[libvirt] QMP fallback race in libvirt

Sat Jun 7 01:47:05 UTC 2014

Hi,

Eric asked me to move this here from #virt so it doesn't get forgotten.

I hit a weird bug in a new install of libvirt on Debian Jessie this week
where a vm could not be configured to use any CPU type except passthrough.

After much digging and headscratching, the immediate cause for that turns
out to be one of the (three) files in the qemu/capabilities cache being
generated wrongly the first time that libvirtd was started.  Instead of
being generated from the QMP queries, it appears to have fallen back to
the old method of scraping 'qemu -cpu help', and since the output of that
changed with qemu 2.0 it leads to things like:

<cpu name='SandyBridge  Intel Xeon E312xx (Sandy Bridge)                '/>

and hilarity then ensues when cpuModelIsAllowed() is called by x86Decode().

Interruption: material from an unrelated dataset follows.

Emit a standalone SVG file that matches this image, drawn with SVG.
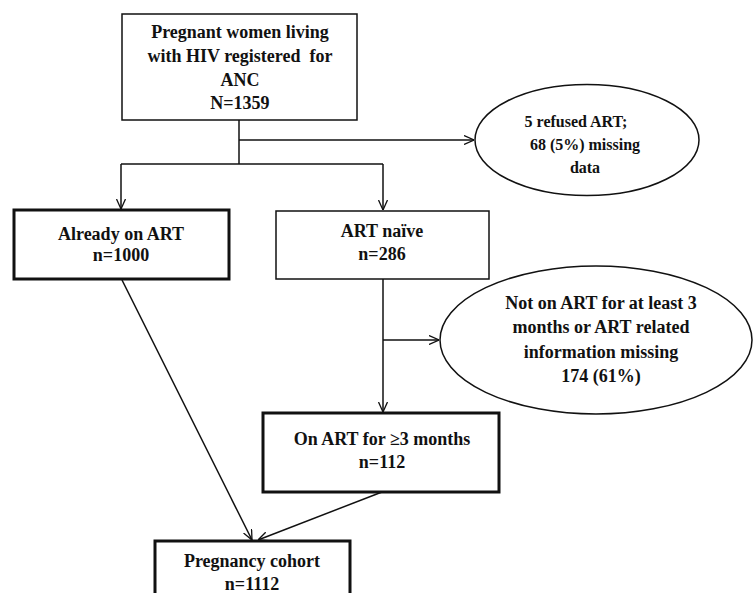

Since only one of the cache files there was corrupted like this, it would
appear libvirt either didn't wait long enough, or didn't try hard enough,
to get a connection to the monitor for the QMP query on what was probably
also the very first time qemu had been started on this host machine.

After nuking the cache files and restarting libvirtd they were then
correctly regenerated, and things began to work as expected.

This was all done on a new clean install of the host machine, so there
was nothing around from any earlier versions to get tangled up with,
and possibly means qemu had some first time init of its own to do which
took some time before it was ready to be queried.

I am also seeing bursts of several of these warnings in the logs:

libvirtd[26475]: This thread seems to be the async job owner; entering monitor without asking for a nested job is dangerous

Which I haven't confirmed as being related, but doesn't seem to be
obviously unrelated either, and at worst is a separate bug.

  Cheers,
  Ron